Compressed static functions with applications to other dictionary problems\vspace
Given a set of integer keys from a bounded universe along with associated data, the dictionary problem asks to answer two queries: membership and retrieval. Membership has to tell whether a given element is in the dictionary or not; retrieval has to return the data associated with the searched key.
This paper studies three well-established relaxations of this basic problem: (Compressed) Static functions, Approximate membership and Relative membership.
(Compressed) Static functions. In this relaxation, also known as retrieval-only dictionaries, we are given a set $S \subseteq U$ of $n$ integers and each of them has associated data from an alphabet of size $\sigma$. The problem asks to build a dictionary that, given a key $x\in S$, returns its associate data. Notice that, whenever $x \not \in S$, arbitrary data is returned.
This problem has been widely studied in the past.
Solutions to this problem have to carefully organize associated data, so that, they can be retrieved in constant time without the need of storing keys in $S$.
Compressed static functions move a step forward: not only do not store the keys, but also achieve space complexities bounded in term of the entropy $H_0$ of the associated data.
Such kind of solutions are very interesting mainly for two reasons. Firstly, being $nH_0$ at most $n\log \sigma$, these results are always at least as good as the uncompressed ones. Moreover, since the associated data often follow a skewed distribution, $nH_0$ could even become sublinear in $n$.
The current best solutions are by Porat and Hreinsson et al. The first one requires $n\log \sigma +o(n)$ bits of space, while the second one uses $(1+\delta)nH_0+n \cdot \min(p_0+0.086,1.82(1-p_0))$ bits of space, where $p_0$ is the probability of the most frequent symbol and $\delta$ is a constant greater than $0$. Thus, the space complexities of these solutions are incomparable:
the former has a sublinear overhead but is not compressed, while the latter is suboptimal due to the factor $(1+\delta)$ to multiply $H_0$ and has an overhead that may be $\Theta(n)$ depending on $p_0$.
Our optimal scheme achieves the best of the two being the first known solution obtaining simultaneously constant query time, compressed space ($nH_0$), and sublinear overhead ($o(n)$).
We strongly believe that these characteristics makes the use of static functions significantly more appealing for many applications.
Approximate membership.
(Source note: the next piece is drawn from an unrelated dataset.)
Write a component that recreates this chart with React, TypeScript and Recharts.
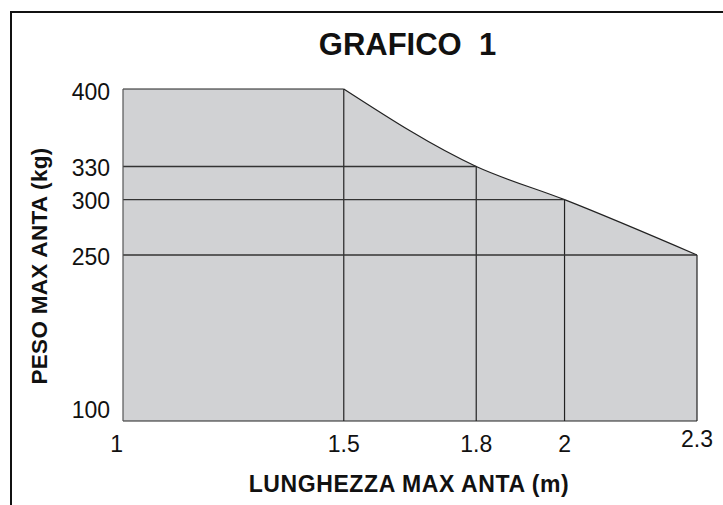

The approximate membership problem has been studied for decades and the Bloom filter data structure~is probably the most popular and widely used technique solving it.
With Bloom filters we can represent a set of $n$ integers by using $n\log\frac{1}{\epsilon} \log e$ bits of space with false positive probability ({\sf fpp}) $\epsilon$.
Both its space and time complexities are non-optimal: space is a constant factor away from optimal, and query time is logarithmic in $\frac{1}{\epsilon}$.
Constant time approximate membership data structures are able to achieve optimal $n \log \frac{1}{\epsilon} +o(n)$ bits of space only if
$\frac{1}{\epsilon}$ is a power of two.
The current best solution requires an $O(n)$ bits overhead in addition to the optimal space, for an arbitrary {\sf fpp}.
Our optimal scheme is the first known solution having $o(n)$ overhead, for any value of $\epsilon$ such that $\log \frac{1}{\epsilon} = o(\log n / \log\log n)$, namely, any reasonable choice of $\epsilon$ in practice.
Relative membership. This problem asks to solve a further relaxation of the membership query. Given two sets $S$ and $R$ with $S \subset R$, we must be able to distinguish whether a key belongs to $S$ or $R\setminus S$. Our compressed static functions are used to obtain a constant time solution for the problem achieving an optimal space complexity (up to lower order term).